Ayat Najafi, geboren 1976 in Teheran, studierte Bühnenbild und hat im Iran bereits mehrere Kurzfilme gedreht. David Assmann, geboren 1978, studiert Mediendramaturgie in Mainz. Ihr gemeinsamer Film ist für beide der erste Langfilm. choices sprach mit David Assmann über „Football Under Cover“.
engels: Wie bist du auf das ungewöhnliche Thema des Films gekommen?
David Assmann: Meine Schwester Marlene nahm 2005 mit einem Kurzfilmportrait über ihre Kreuzberger Fußballmannschaft am Berlinale Talent Campus teil. Dort lernte sie den Iraner Ayat Najafi kennen, der ebenfalls mit einem Film über Frauenfußball vertreten war. Er erzählte von der iranischen Frauennationalmannschaft, und dass sie keine Spiele hat. So entstand die Idee, ein Spiel zwischen der Berliner und der iranischen Mannschaft zu organisieren.
Ein Teil der Dreharbeiten fand im Iran statt.
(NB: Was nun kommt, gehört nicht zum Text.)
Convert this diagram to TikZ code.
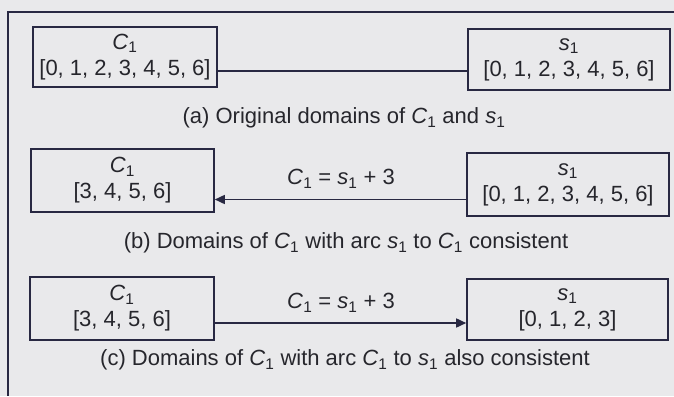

Wie muss man sich die Bedingungen vorstellen, unter denen ihr filmen durftet, inwieweit wurde eure Arbeit beobachtet bzw. überwacht oder gar behindert?
Das muss alles offiziell beantragt und angemeldet sein, sonst ist man gleich seine Kamera los. Aber obwohl wir für jede Straße, jeden Park, wo wir gedreht haben, eine Genehmigung hatten, konnten wir uns doch nie sicher sein. Unsere Kameraleute haben immer einen Finger auf der Eject-Taste gehabt, um im Notfall schnell das Band rauszuholen und in Sicherheit zu bringen. Die Beschlagnahmung von Filmmaterial war ein großes Risiko, weshalb wir die bespielten Bänder dann auch über die Deutsche Botschaft in Teheran am Zoll vorbei nach Deutschland geschickt haben.
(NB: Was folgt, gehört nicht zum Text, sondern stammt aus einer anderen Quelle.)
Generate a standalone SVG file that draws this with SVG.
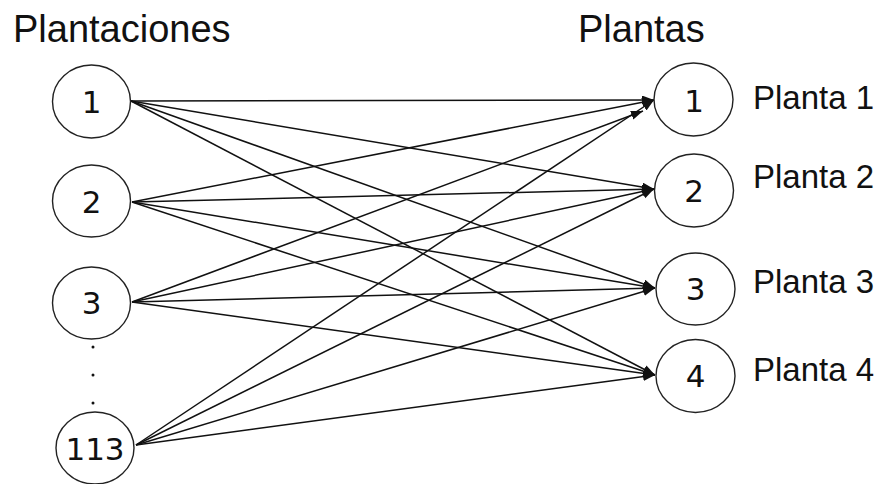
<svg xmlns="http://www.w3.org/2000/svg" width="883" height="484" viewBox="0 0 883 484">
  <style>
    .node ellipse { fill: #fff; stroke: #222; stroke-width: 1.4; }
    .num { font-family: "DejaVu Sans", sans-serif; font-size: 31px; fill: #111; text-anchor: middle; }
    .title { font-family: "Liberation Sans", Arial, sans-serif; font-size: 38px; fill: #111; }
    .label { font-family: "Liberation Sans", Arial, sans-serif; font-size: 33px; fill: #111; }
    .edges line { stroke: #111; stroke-width: 1.5; marker-end: url(#arrow); }
    .dot { fill: #111; }
  </style>
  <defs>
    <marker id="arrow" markerUnits="userSpaceOnUse" markerWidth="13" markerHeight="10" refX="12" refY="4.5" orient="auto">
      <path d="M0,0 L12,4.5 L0,9 z" fill="#111"/>
    </marker>
  </defs>

  <rect width="883" height="484" fill="#fff"/>

  <!-- column headings -->
  <text class="title" x="13" y="42">Plantaciones</text>
  <text class="title" x="578" y="42">Plantas</text>

  <!-- connectors: every plantation to every plant -->
  <g class="edges">
    <line x1="131" y1="101" x2="654" y2="100"/>
    <line x1="131" y1="101" x2="654" y2="189"/>
    <line x1="131" y1="101" x2="655" y2="288"/>
    <line x1="131" y1="101" x2="655" y2="375"/>

    <line x1="132" y1="202" x2="654" y2="100"/>
    <line x1="132" y1="202" x2="654" y2="189"/>
    <line x1="132" y1="202" x2="655" y2="288"/>
    <line x1="132" y1="202" x2="655" y2="375"/>

    <line x1="132" y1="302" x2="643" y2="111"/>
    <line x1="132" y1="302" x2="654" y2="189"/>
    <line x1="132" y1="302" x2="655" y2="288"/>
    <line x1="132" y1="302" x2="655" y2="375"/>

    <line x1="136" y1="445" x2="654" y2="100"/>
    <line x1="136" y1="445" x2="654" y2="189"/>
    <line x1="136" y1="445" x2="655" y2="288"/>
    <line x1="136" y1="445" x2="655" y2="375"/>
  </g>

  <!-- plantations -->
  <g id="plantacion-1" class="node">
    <ellipse cx="91.5" cy="101.5" rx="39" ry="36.5"/>
    <text class="num" x="91.5" y="113">1</text>
  </g>
  <g id="plantacion-2" class="node">
    <ellipse cx="91.5" cy="201" rx="39" ry="36"/>
    <text class="num" x="91.5" y="213">2</text>
  </g>
  <g id="plantacion-3" class="node">
    <ellipse cx="91.5" cy="303" rx="39" ry="36"/>
    <text class="num" x="91.5" y="314">3</text>
  </g>
  <g id="ellipsis">
    <circle class="dot" cx="93" cy="347" r="1.5"/>
    <circle class="dot" cx="93" cy="375" r="1.5"/>
    <circle class="dot" cx="93" cy="403" r="1.5"/>
  </g>
  <g id="plantacion-113" class="node">
    <ellipse cx="95" cy="448" rx="39" ry="36"/>
    <text class="num" x="95" y="460">113</text>
  </g>

  <!-- plants -->
  <g id="planta-1" class="node">
    <ellipse cx="693.5" cy="99.5" rx="39.5" ry="36.5"/>
    <text class="num" x="694" y="111.5">1</text>
    <text class="label" x="753" y="109">Planta 1</text>
  </g>
  <g id="planta-2" class="node">
    <ellipse cx="694" cy="190.5" rx="39.5" ry="36.5"/>
    <text class="num" x="694" y="201.5">2</text>
    <text class="label" x="753" y="188">Planta 2</text>
  </g>
  <g id="planta-3" class="node">
    <ellipse cx="695.5" cy="289" rx="39.5" ry="36"/>
    <text class="num" x="695.5" y="300">3</text>
    <text class="label" x="753" y="292.5">Planta 3</text>
  </g>
  <g id="planta-4" class="node">
    <ellipse cx="695.5" cy="376" rx="39.5" ry="36.5"/>
    <text class="num" x="695.5" y="387">4</text>
    <text class="label" x="753" y="380.5">Planta 4</text>
  </g>
</svg>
Konntet ihr einen Eindruck vom Alltag im Iran gewinnen? Unterscheiden sich eure Erfahrungen von den Bildern, die man hierzulande vom Iran hat?
Wer sich ein bisschen mit dem Thema auseinandersetzt, lernt auch von hier aus beide Seiten kennen: auf der einen Seite natürlich die strengen islamischen Regeln, Kontrolle und Willkür im öffentlichen Bereich, aber auf der anderen Seite der private Bereich, wo es eigentlich genauso zugeht wie bei uns, mit Hollywood- Filmen, Popmusik, Alkohol. Diese Erwartungen habe ich gleichermaßen bestätigt gefunden. Was mich aber wirklich überrascht und nachdenklich gemacht hat, ist die Selbstverständlichkeit, mit der zwischen diesen Bereichen gewechselt wird.
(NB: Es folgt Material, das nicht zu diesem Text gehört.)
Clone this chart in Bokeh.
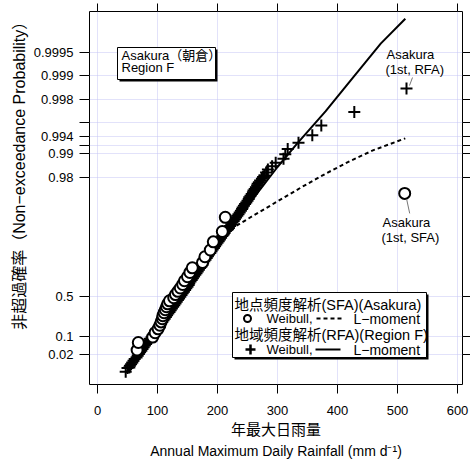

Am Ende des Films steht natürlich das Fußballspiel. Männer durften nicht ins Stadion - wie konntet ihr trotzdem die Szenen drehen?
Zum Glück hatten wir mit Anne Misselwitz schon eine gute Kamerafrau in unserer Crew, für die wir in Teheran Verstärkung in Form von weiterem weiblichen Kamerapersonal anheuern mussten. Das waren überwiegend Fotografinnen, denen wir nur einen kurzen Crashkurs in Kameratechnik geben konnten, bevor wir sie ins kalte Wasser warfen. Schon möglich, dass man das der Szene anmerkt, aber vielleicht trägt es ja auch zur Atmosphäre bei, dass die Kamerafrauen genauso aufgeregt sind wie die Fußballerinnen und das Publikum.
Gibt es schon Pläne für einen neuen Film?
Bis auf Ayat sind wir alle - meine Schwestern, unser Filmteam und ich - noch Studenten und müssen uns wieder unserem Studium zuwenden. Nach Football Under Cover, wo wir so stark von äußeren Faktoren abhängig waren, würde ich als nächstes aber gerne einen Spielfilm drehen, bei dem ich alles unter Kontrolle habe. Aber wahrscheinlich denkt so jeder Regisseur, der einen Dokumentarfilm gemacht hat.